I also have all the old standby favourites on my phone, the entire NPR collection (This American Life etc) and RadioLab and on and on. I find that nighttime listening is not opportune for these kinds of podcasts, particularly This American Life. I become so engrossed and so riled up that it makes it impossible to fall asleep. Terry Gross has quite the dulcet voice but still....
Here are some of my favourite lecture series/history/science podcasts:
Love love love Mike Duncan. Beautifully researched, and spoken with a dry wit, it's like listening to your favourite history teacher, except without the annoying interruption of class clowns and final exams. Clocking in at an incredible 179 episodes spanning three years and endless hours, simply, it's the history of Rome from start to finish, from fascinating foundation story of Romulus & Remus, to the rein of Nero and the persecution of Christians in Rome (where I'm at now), to... what? I'm not sure, because i'm not finished with the series and I'm not sure at what year the podcast wraps up. Highly highly recommend it! Mike Duncan also did a really interesting Reddit ANA (found here) where he reveals that he used to be a fishmonger. Really!
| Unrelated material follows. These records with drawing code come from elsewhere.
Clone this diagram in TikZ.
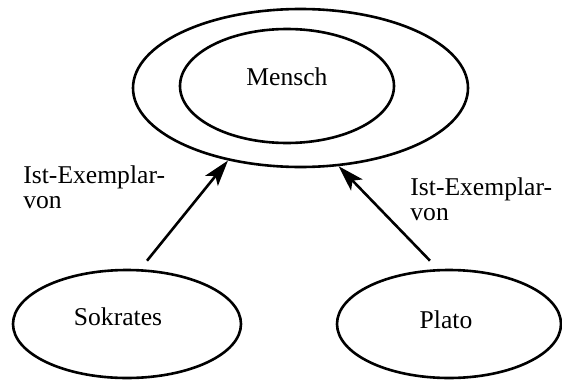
\documentclass[tikz,border=0pt]{standalone}
\usepackage{fontspec}
\setmainfont{Liberation Serif}
\usetikzlibrary{shapes.geometric,arrows.meta}
\begin{document}
\begin{tikzpicture}[x=0.5pt,y=-0.5pt,
  every node/.style={font=\fontsize{12.8}{12.5}\selectfont},
  ell/.style={draw, ellipse, line width=1.3pt, inner sep=0pt},
  txt/.style={inner sep=0pt, anchor=base},
  lbl/.style={inner sep=0pt, anchor=base west, align=left},
  arr/.style={-{Stealth[length=13pt,width=8pt,inset=3pt]}, line width=1.3pt}]
\useasboundingbox (0,0) rectangle (562,380);
\node[ell, minimum width=167.5pt, minimum height=79pt] (outer) at (300.5,88) {};
\node[ell, minimum width=107pt, minimum height=57pt] (inner) at (287,86) {};
\node[ell, minimum width=114pt, minimum height=54pt] (sok) at (127,324) {};
\node[ell, minimum width=112pt, minimum height=54pt] (plato) at (449,324) {};
\node[txt] (tm) at (287,85) {Mensch};
\node[txt] (ts) at (118,325) {Sokrates};
\node[txt] (tp) at (446,328) {Plato};
\node[lbl] (l1) at (23,208) {Ist-Exemplar-\\von};
\node[lbl] (l2) at (410,220) {Ist-Exemplar-\\von};
\draw[arr] ([shift={(20,-8)}]sok.north) -- (outer.225);
\draw[arr] ([shift={(-19,-8)}]plato.north) -- (outer.296);
\end{tikzpicture}
\end{document}
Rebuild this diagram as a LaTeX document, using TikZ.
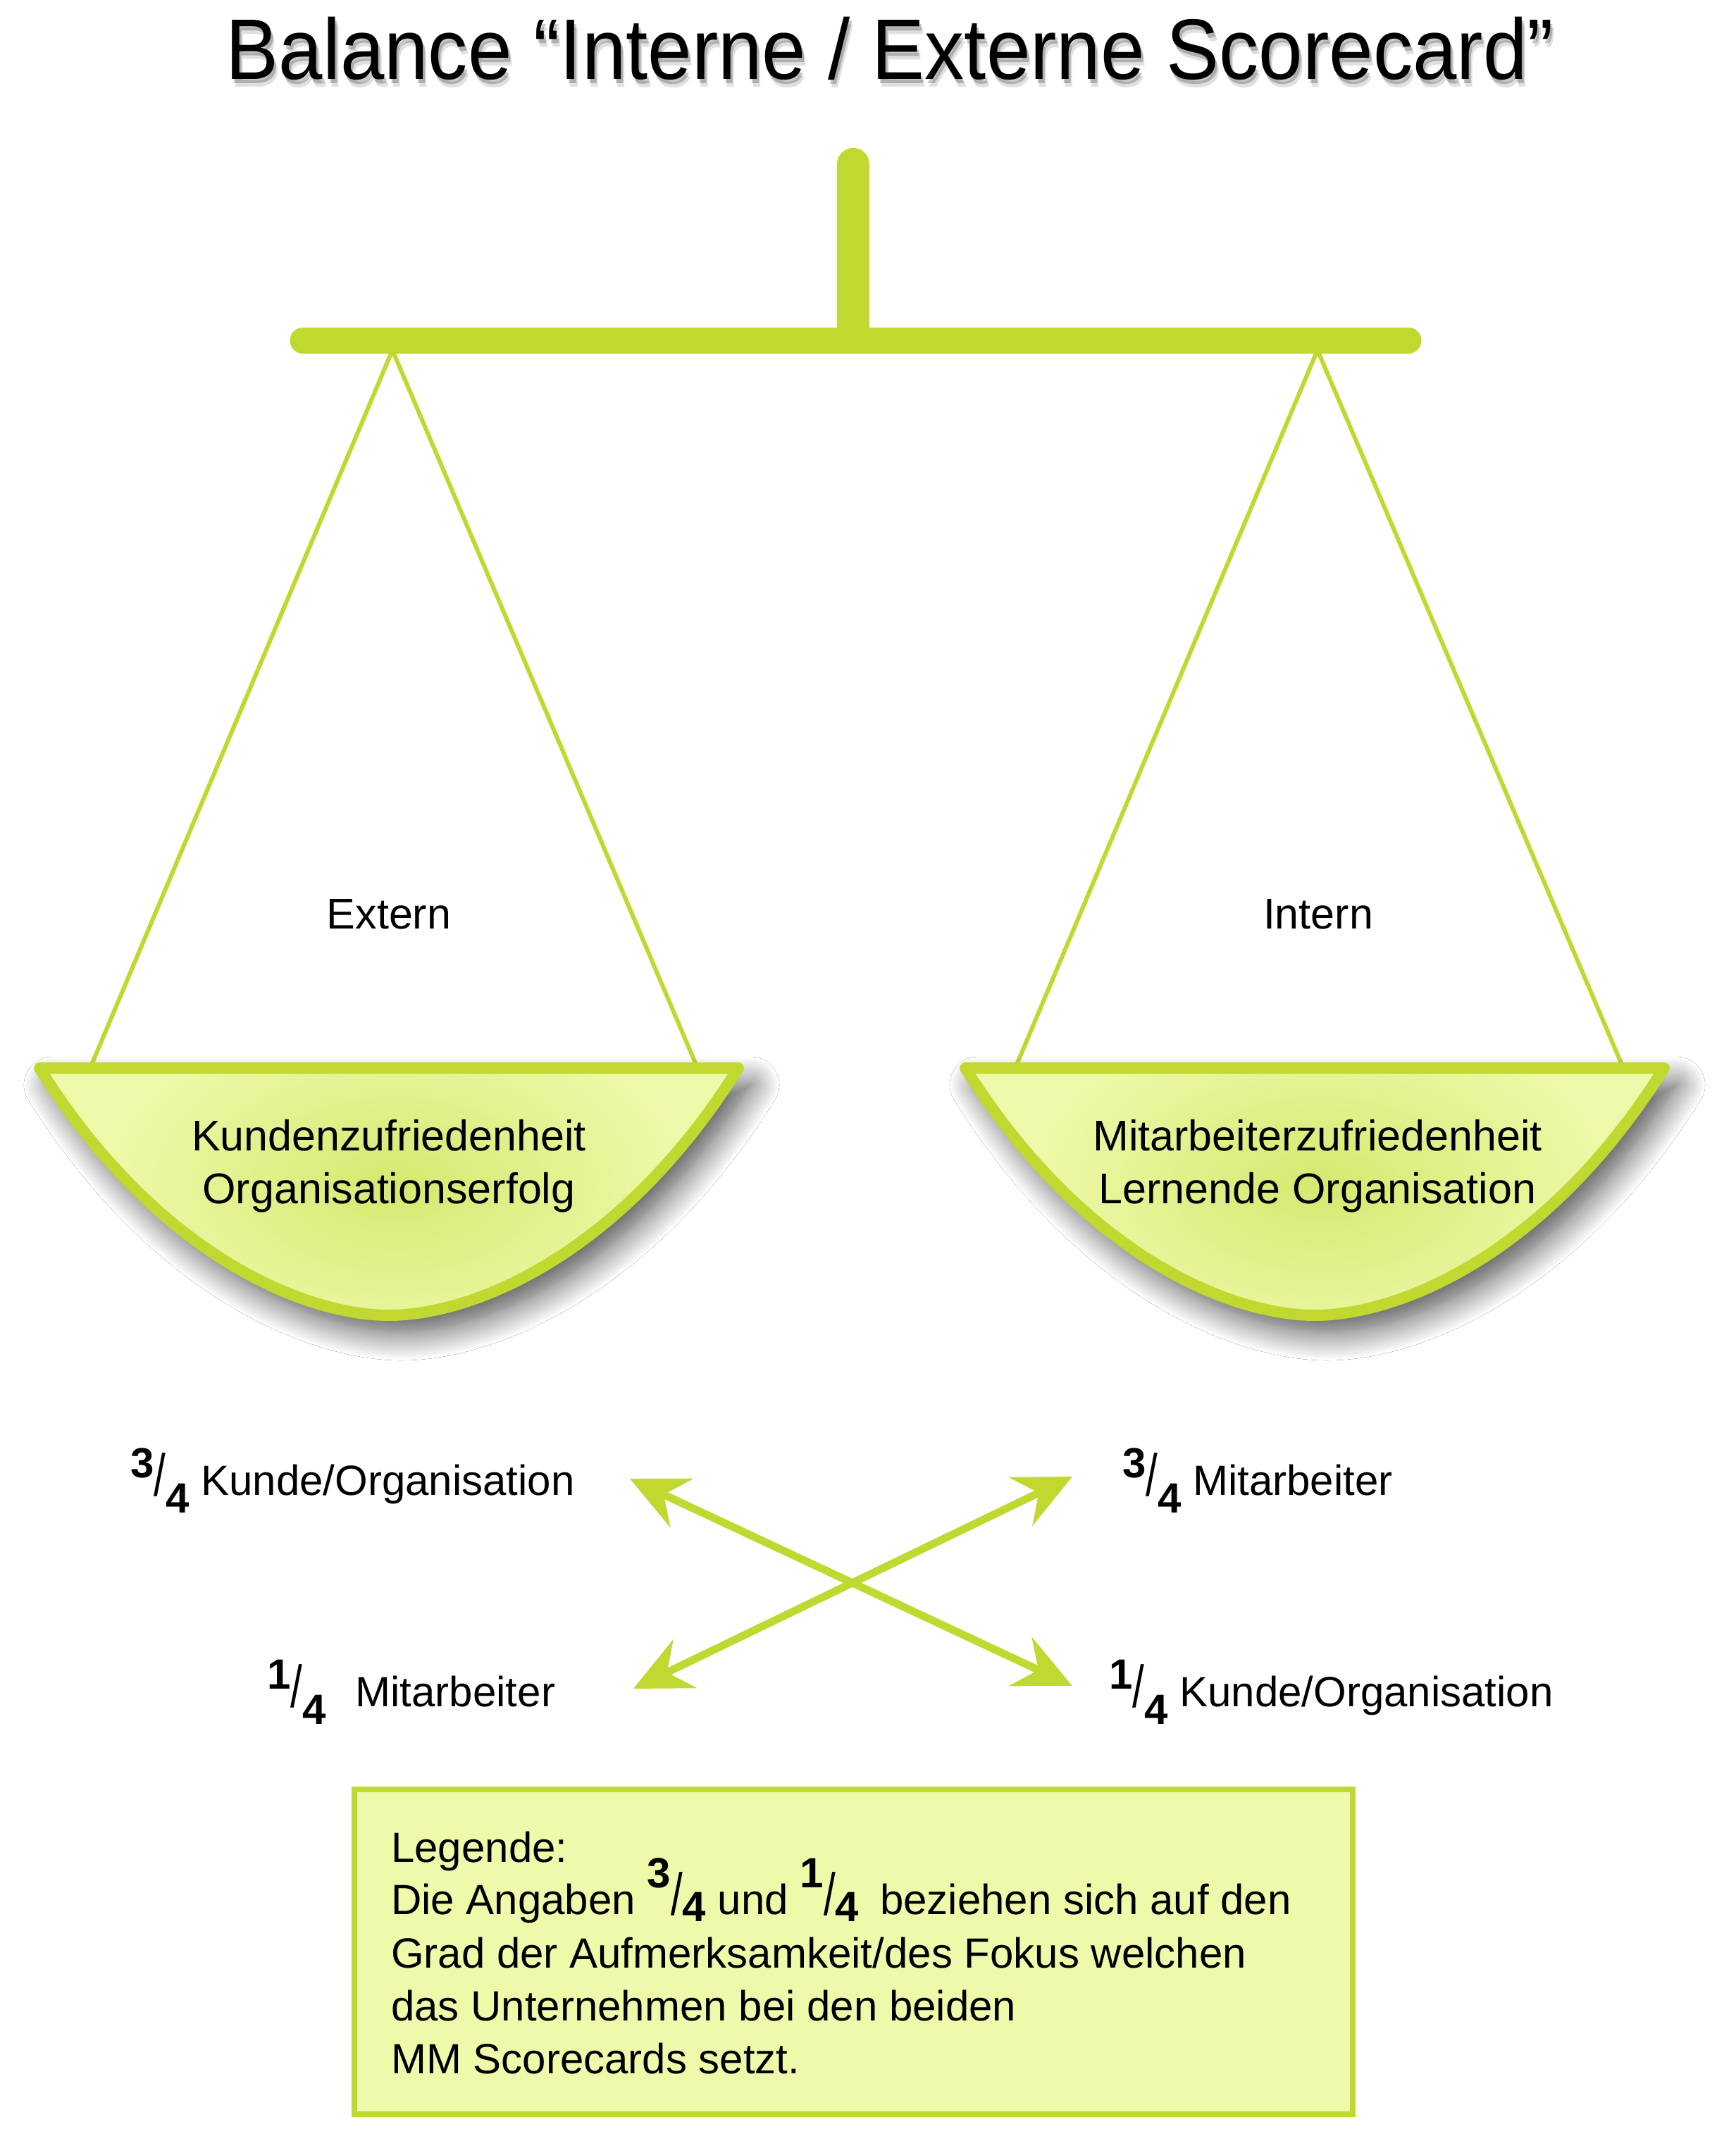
\documentclass[tikz,border=0pt]{standalone}
\usepackage{fontspec}
\usepackage{graphicx}
\setmainfont{Liberation Sans}
\newfontfamily\titlefont[FakeStretch=0.92]{Liberation Sans}
\usetikzlibrary{arrows.meta,shadows.blur}
\definecolor{lime}{RGB}{192,216,47}
\definecolor{panfill}{RGB}{239,249,170}
\definecolor{panglow}{RGB}{214,232,112}
% fraction: raise numerator, lower denominator
\newcommand\myfrac[4]{\raisebox{#1}{\bfseries #3}\raisebox{-1pt}{\scalebox{1}[1.4]{/}}\raisebox{-#2}{\bfseries #4}}
\newcommand\panshape{(-496,0) -- (496,0) .. controls (330,265) and (120,351) .. (0,351) .. controls (-120,351) and (-330,265) .. (-496,0) -- cycle}
\newcommand\drawpan[1]{%
  \begin{scope}[shift={(#1,1516)}]
    \path[fill=panfill, blur shadow={shadow xshift=18pt, shadow yshift=-24pt, shadow blur radius=40pt, shadow blur steps=16, shadow opacity=70}] \panshape;
    \begin{scope}
      \clip \panshape;
      \shade[inner color=panglow, outer color=panfill] (9,165) ellipse (420 and 250);
    \end{scope}
    \draw[lime, line width=16pt, line join=round] \panshape;
  \end{scope}}
\begin{document}
\begin{tikzpicture}[x=1pt,y=-1pt,
  titletext/.style={font=\titlefont\fontsize{122}{140}\selectfont, anchor=base, inner sep=0pt},
  pantext/.style={font=\fontsize{61}{70}\selectfont, anchor=base, inner sep=0pt},
  lbl/.style={font=\fontsize{60}{70}\selectfont, anchor=base west, inner sep=0pt},
  lgt/.style={font=\fontsize{60}{70}\selectfont, anchor=base west, inner sep=0pt},
  cord/.style={draw=lime, line width=6pt},
  dblarrow/.style={draw=lime, line width=11pt,
     {Stealth[length=81pt,width=76pt,inset=28pt]}-{Stealth[length=81pt,width=76pt,inset=28pt]}},
  legendbox/.style={draw=lime, line width=8pt, fill=panfill, minimum width=1417pt, minimum height=461pt, inner sep=0pt}
]
\useasboundingbox (0,0) rectangle (2464,3032);
\fill[white] (0,0) rectangle (2464,3032);

% title with soft shadow
\node[titletext, text=black, opacity=0.12] (tsh2) at (1268,124) {Balance “Interne / Externe Scorecard”};
\node[titletext, text=black, opacity=0.22] (tsh1) at (1266,119) {Balance “Interne / Externe Scorecard”};
\node[titletext] (title) at (1263,113) {Balance “Interne / Externe Scorecard”};

% stand and beam
\coordinate (posttop) at (1211,233);
\coordinate (pivot) at (1211,470);
\coordinate (beamL) at (430,483);
\coordinate (beamR) at (1999,483);
\draw[lime, line width=46pt, line cap=round] (posttop) -- (pivot);
\draw[lime, line width=37pt, line cap=round] (beamL) -- (beamR);

% strings
\coordinate (hookL) at (557,497);
\coordinate (hookR) at (1870,497);
\coordinate (lpanA) at (128,1516);
\coordinate (lpanB) at (990,1516);
\coordinate (rpanA) at (1441,1516);
\coordinate (rpanB) at (2304,1516);
\draw[cord] (lpanA) -- (hookL) -- (lpanB);
\draw[cord] (rpanA) -- (hookR) -- (rpanB);

% pans
\drawpan{552}
\drawpan{1866}

\node[pantext] (ext) at (552,1318) {Extern};
\node[pantext] (int) at (1871,1318) {Intern};
\node[pantext] (kz) at (552,1633) {Kundenzufriedenheit};
\node[pantext] (oe) at (552,1708) {Organisationserfolg};
\node[pantext] (mz) at (1870,1633) {Mitarbeiterzufriedenheit};
\node[pantext] (lo) at (1870,1708) {Lernende Organisation};

% fraction labels
\node[lbl] (l34k) at (185,2122) {\myfrac{25pt}{25pt}{3}{4} Kunde/Organisation};
\node[lbl] (l34m) at (1593,2122) {\myfrac{25pt}{25pt}{3}{4} Mitarbeiter};
\node[lbl] (l14m) at (379,2422) {\myfrac{25pt}{25pt}{1}{4}\hspace{42pt}Mitarbeiter};
\node[lbl] (l14k) at (1574,2422) {\myfrac{25pt}{25pt}{1}{4} Kunde/Organisation};

% crossing arrows
\coordinate (aTL) at (894,2099);
\coordinate (aBR) at (1522,2393);
\coordinate (aBL) at (899,2397);
\coordinate (aTR) at (1522,2096);
\draw[dblarrow] (aTL) -- (aBR);
\draw[dblarrow] (aBL) -- (aTR);

% legend
\node[legendbox] (legend) at (1211.5,2770.5) {};
\node[lgt] (g1) at (555,2643) {Legende:};
\node[lgt] (g2) at (555,2717) {Die Angaben \myfrac{38pt}{10pt}{3}{4} und \myfrac{38pt}{10pt}{1}{4}\hspace{30pt}beziehen sich auf den};
\node[lgt] (g3) at (555,2793) {Grad der Aufmerksamkeit/des Fokus welchen};
\node[lgt] (g4) at (555,2868) {das Unternehmen bei den beiden};
\node[lgt] (g5) at (555,2943) {MM Scorecards setzt.};
\end{tikzpicture}
\end{document}
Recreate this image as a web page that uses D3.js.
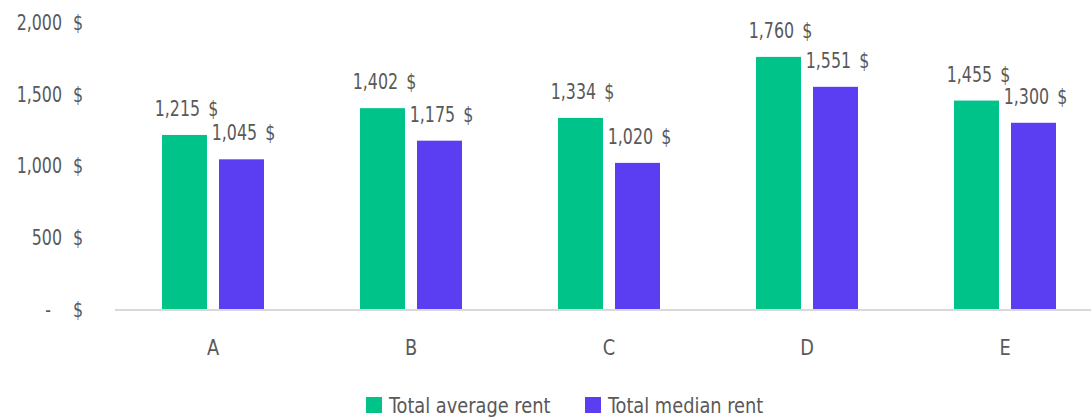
<!DOCTYPE html>
<html><head><meta charset="utf-8">
<script src="https://cdn.jsdelivr.net/npm/d3@7"></script>
<style>
body{margin:0;background:#fff;}
svg text{font-family:"DejaVu Sans Condensed","Liberation Sans Narrow","Roboto",sans-serif;fill:#595959;font-size:22px;}
</style></head><body>
<svg id="c" width="1091" height="418"></svg>
<script>
const categories = ["A","B","C","D","E"];
const seriesNames = ["Total average rent","Total median rent"];
const averageRent = [1215,1402,1334,1760,1455];
const medianRent = [1045,1175,1020,1551,1300];
const yTicks = [0,500,1000,1500,2000];
const colors = ["#00C389","#5C3EF2"];

const svg = d3.select("#c");
const x = d3.scaleBand().domain(categories).range([114,1104]);
const y = d3.scaleLinear().domain([0,2000]).range([309,22.5]);
const barW = 45, gap = 12;
const fmt = d3.format(",");
const NUM = 0.8, TXT = 0.9;

function txt(g, tx, ty, s, anchor, sx, dy){
  return g.append("text")
    .attr("transform",`translate(${tx},${ty}) scale(${sx},1)`)
    .attr("text-anchor",anchor).attr("dy",dy||0).text(s);
}

// baseline
svg.append("line").attr("x1",115).attr("x2",1091).attr("y1",y(0)+1).attr("y2",y(0)+1)
  .attr("stroke","#d9d9d9").attr("stroke-width",2);

// y tick labels
const yl = svg.append("g");
yTicks.forEach(t=>{
  txt(yl, 83, y(t), "$", "end", NUM, "0.35em");
  txt(yl, t===0?51:62, y(t), t===0?"-":fmt(t), "end", NUM, "0.35em");
});

const series = [averageRent, medianRent];
series.forEach((vals,si)=>{
  const off = si===0 ? -(barW+gap/2) : gap/2;
  svg.append("g").selectAll("rect").data(categories).join("rect")
    .attr("x",d=>x(d)+x.bandwidth()/2+off)
    .attr("width",barW)
    .attr("y",(d,i)=>y(vals[i]))
    .attr("height",(d,i)=>y(0)-y(vals[i]))
    .attr("fill",colors[si]);
  const lg = svg.append("g");
  categories.forEach((d,i)=>{
    txt(lg, x(d)+x.bandwidth()/2+off+barW/2+2, y(vals[i])-19, fmt(vals[i])+"\u00a0\u2009$", "middle", NUM);
  });
});

// x labels
const xl = svg.append("g");
categories.forEach(d=>{
  txt(xl, x(d)+x.bandwidth()/2, 355, d, "middle", TXT);
});

// legend
const legX = [366,585];
seriesNames.forEach((n,i)=>{
  svg.append("rect").attr("x",legX[i]).attr("y",397).attr("width",16).attr("height",16).attr("fill",colors[i]);
  txt(svg, legX[i]+23, 413, n, "start", TXT);
});
</script></body></html>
This is a fantastic public service that I am so thrilled by. Each week, American History TV (on the CSPAN channel), chooses a college somewhere in the nation and records a lecture by a professor. The topics range from the prohibition, civil war, religious identity, development of American politics and so on. The quality of these lectures can vary, sometimes you find some truly awful professors, sometimes the format of the class is too socratic (with too poor audio quality) to really get the full experience. Still, a really really interesting listen.
So this is interesting because only upon looking for the link to the podcast series did I realize that these lectures are hosted by Brigham Young University, which, as I'm sure you know, is a massive Mormon school out of Utah. Thinking back, the lectures generally tend to run on the more conservative side (see: Barack Obama and the Future of Liberalism), but I've generally found that even when there is a conservative skew to the subject matter, the lecturers themselves are world class, very fair, and very very interesting. Like the CSpan podcast, the quality of these lectures can vary, but that's just the nature of public speaking.
Love these guys! Julie Douglas and Robert Lamb sound exactly like they look (seriously), and their subjects are always super interesting. Not as heady as the previous podcasts I mentioned, and usually I listen to these when I'm a bit more awake. The thing I like about this podcasts is how well the two hosts interact with each other - I used to be a big fan of the Stuff You Should Know podcasts, but eventually turned away because I couldn't stand the smugness (and giggling) of Josh Clark and Chuck Bryant. It's an interesting thing about podcasts, so much to personal tastes. Maybe I've got a sensitive ear, but I literally can't listen to Planet Money, one of the hosts has a very strong Mid-Western accent that for some reason really grates at my nerves. Also, just to throw it in there, I love Radio Lab but the sound engineering is too jarring to be able to listen to at night.